§ **Provided data**
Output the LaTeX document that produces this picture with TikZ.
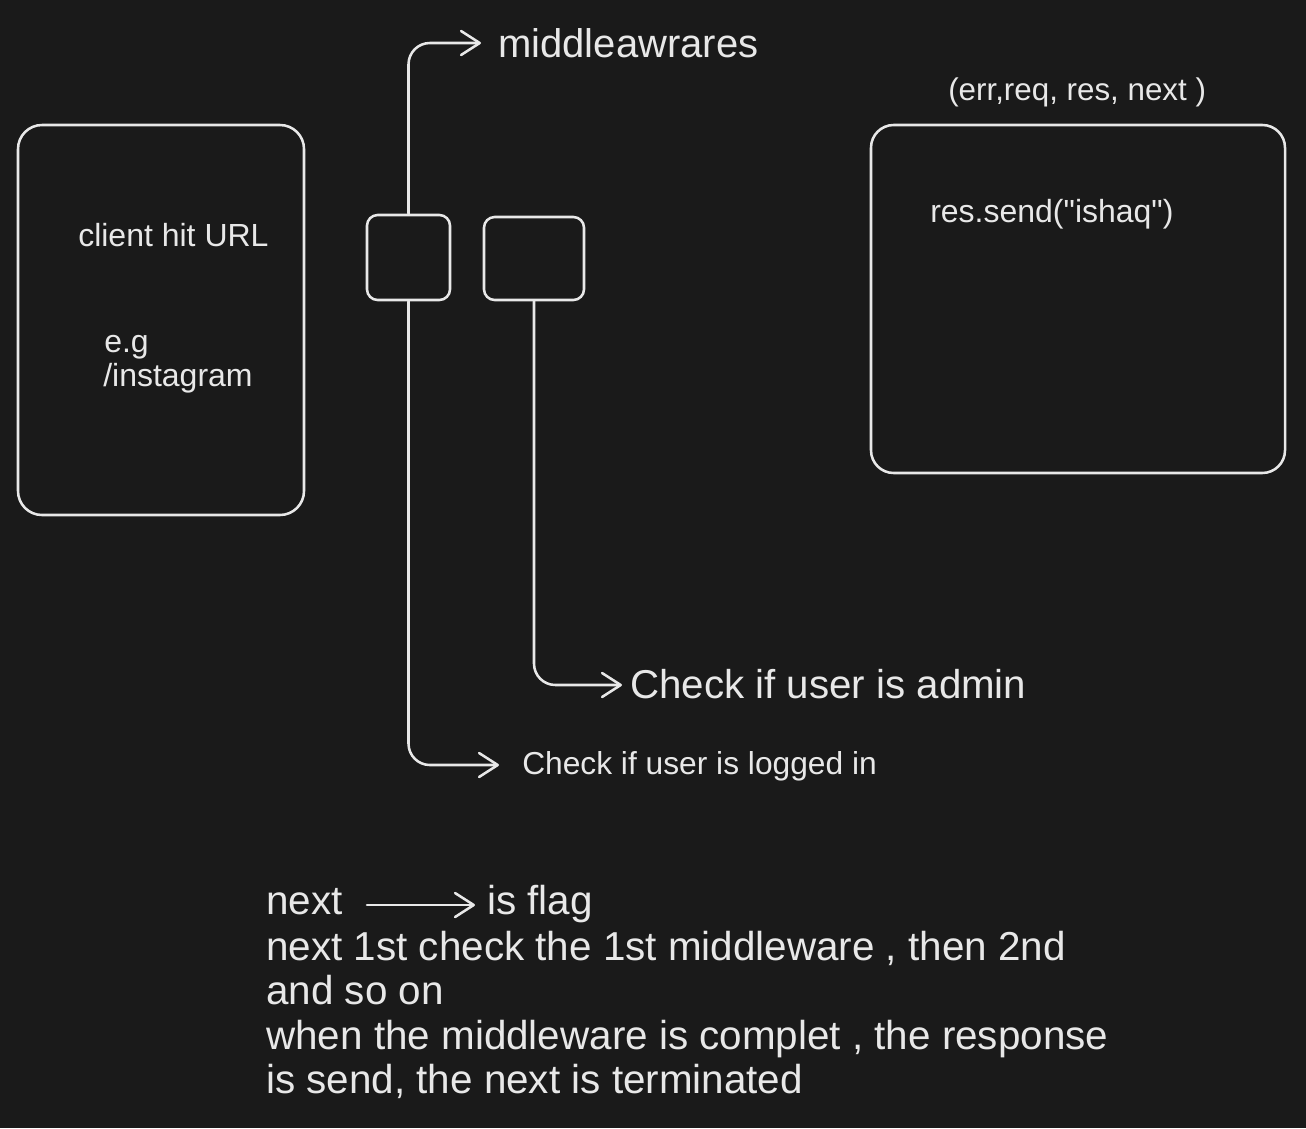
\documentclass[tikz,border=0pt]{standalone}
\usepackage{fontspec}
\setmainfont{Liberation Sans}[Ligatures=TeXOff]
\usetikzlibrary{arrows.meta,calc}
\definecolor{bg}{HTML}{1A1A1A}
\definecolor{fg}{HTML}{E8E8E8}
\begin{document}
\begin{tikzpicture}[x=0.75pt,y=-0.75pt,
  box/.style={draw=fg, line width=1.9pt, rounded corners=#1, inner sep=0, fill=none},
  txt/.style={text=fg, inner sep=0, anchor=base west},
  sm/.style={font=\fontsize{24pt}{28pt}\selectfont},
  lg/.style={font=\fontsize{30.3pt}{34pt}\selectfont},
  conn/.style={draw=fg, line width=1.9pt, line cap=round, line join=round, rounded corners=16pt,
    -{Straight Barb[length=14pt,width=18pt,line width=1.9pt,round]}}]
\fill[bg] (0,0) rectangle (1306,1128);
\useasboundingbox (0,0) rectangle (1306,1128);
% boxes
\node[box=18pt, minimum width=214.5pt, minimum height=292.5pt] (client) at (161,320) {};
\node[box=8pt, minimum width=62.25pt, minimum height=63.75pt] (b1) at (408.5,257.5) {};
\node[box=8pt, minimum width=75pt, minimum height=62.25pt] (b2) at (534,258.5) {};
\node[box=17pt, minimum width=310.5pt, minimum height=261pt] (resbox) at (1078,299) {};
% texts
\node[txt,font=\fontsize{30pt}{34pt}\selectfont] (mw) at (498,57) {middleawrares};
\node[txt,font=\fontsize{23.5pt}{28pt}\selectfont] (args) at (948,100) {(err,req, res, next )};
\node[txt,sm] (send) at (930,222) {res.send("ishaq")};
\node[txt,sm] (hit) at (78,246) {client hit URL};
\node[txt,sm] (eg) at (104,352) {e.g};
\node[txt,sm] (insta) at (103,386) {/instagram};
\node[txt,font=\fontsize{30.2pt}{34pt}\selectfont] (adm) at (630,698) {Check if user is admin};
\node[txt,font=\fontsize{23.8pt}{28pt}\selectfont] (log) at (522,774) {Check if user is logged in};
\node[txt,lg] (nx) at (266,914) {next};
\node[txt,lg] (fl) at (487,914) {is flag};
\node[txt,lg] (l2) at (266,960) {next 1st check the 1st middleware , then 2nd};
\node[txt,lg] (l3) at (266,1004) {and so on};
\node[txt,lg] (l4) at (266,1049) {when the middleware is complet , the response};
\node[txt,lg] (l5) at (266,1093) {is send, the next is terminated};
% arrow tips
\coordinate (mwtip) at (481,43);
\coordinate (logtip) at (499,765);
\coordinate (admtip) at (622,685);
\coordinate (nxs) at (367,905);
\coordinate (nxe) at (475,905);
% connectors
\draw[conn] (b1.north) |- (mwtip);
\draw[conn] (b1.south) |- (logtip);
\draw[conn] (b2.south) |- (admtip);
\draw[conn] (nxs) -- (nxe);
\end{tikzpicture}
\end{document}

§ **Written task**
Write out the listing above again, exactly, but with no pictures in the copy.

§ **The reply**
Output the LaTeX document that produces this picture with TikZ.
\documentclass[tikz,border=0pt]{standalone}
\usepackage{fontspec}
\setmainfont{Liberation Sans}[Ligatures=TeXOff]
\usetikzlibrary{arrows.meta,calc}
\definecolor{bg}{HTML}{1A1A1A}
\definecolor{fg}{HTML}{E8E8E8}
\begin{document}
\begin{tikzpicture}[x=0.75pt,y=-0.75pt,
  box/.style={draw=fg, line width=1.9pt, rounded corners=#1, inner sep=0, fill=none},
  txt/.style={text=fg, inner sep=0, anchor=base west},
  sm/.style={font=\fontsize{24pt}{28pt}\selectfont},
  lg/.style={font=\fontsize{30.3pt}{34pt}\selectfont},
  conn/.style={draw=fg, line width=1.9pt, line cap=round, line join=round, rounded corners=16pt,
    -{Straight Barb[length=14pt,width=18pt,line width=1.9pt,round]}}]
\fill[bg] (0,0) rectangle (1306,1128);
\useasboundingbox (0,0) rectangle (1306,1128);
% boxes
\node[box=18pt, minimum width=214.5pt, minimum height=292.5pt] (client) at (161,320) {};
\node[box=8pt, minimum width=62.25pt, minimum height=63.75pt] (b1) at (408.5,257.5) {};
\node[box=8pt, minimum width=75pt, minimum height=62.25pt] (b2) at (534,258.5) {};
\node[box=17pt, minimum width=310.5pt, minimum height=261pt] (resbox) at (1078,299) {};
% texts
\node[txt,font=\fontsize{30pt}{34pt}\selectfont] (mw) at (498,57) {middleawrares};
\node[txt,font=\fontsize{23.5pt}{28pt}\selectfont] (args) at (948,100) {(err,req, res, next )};
\node[txt,sm] (send) at (930,222) {res.send("ishaq")};
\node[txt,sm] (hit) at (78,246) {client hit URL};
\node[txt,sm] (eg) at (104,352) {e.g};
\node[txt,sm] (insta) at (103,386) {/instagram};
\node[txt,font=\fontsize{30.2pt}{34pt}\selectfont] (adm) at (630,698) {Check if user is admin};
\node[txt,font=\fontsize{23.8pt}{28pt}\selectfont] (log) at (522,774) {Check if user is logged in};
\node[txt,lg] (nx) at (266,914) {next};
\node[txt,lg] (fl) at (487,914) {is flag};
\node[txt,lg] (l2) at (266,960) {next 1st check the 1st middleware , then 2nd};
\node[txt,lg] (l3) at (266,1004) {and so on};
\node[txt,lg] (l4) at (266,1049) {when the middleware is complet , the response};
\node[txt,lg] (l5) at (266,1093) {is send, the next is terminated};
% arrow tips
\coordinate (mwtip) at (481,43);
\coordinate (logtip) at (499,765);
\coordinate (admtip) at (622,685);
\coordinate (nxs) at (367,905);
\coordinate (nxe) at (475,905);
% connectors
\draw[conn] (b1.north) |- (mwtip);
\draw[conn] (b1.south) |- (logtip);
\draw[conn] (b2.south) |- (admtip);
\draw[conn] (nxs) -- (nxe);
\end{tikzpicture}
\end{document}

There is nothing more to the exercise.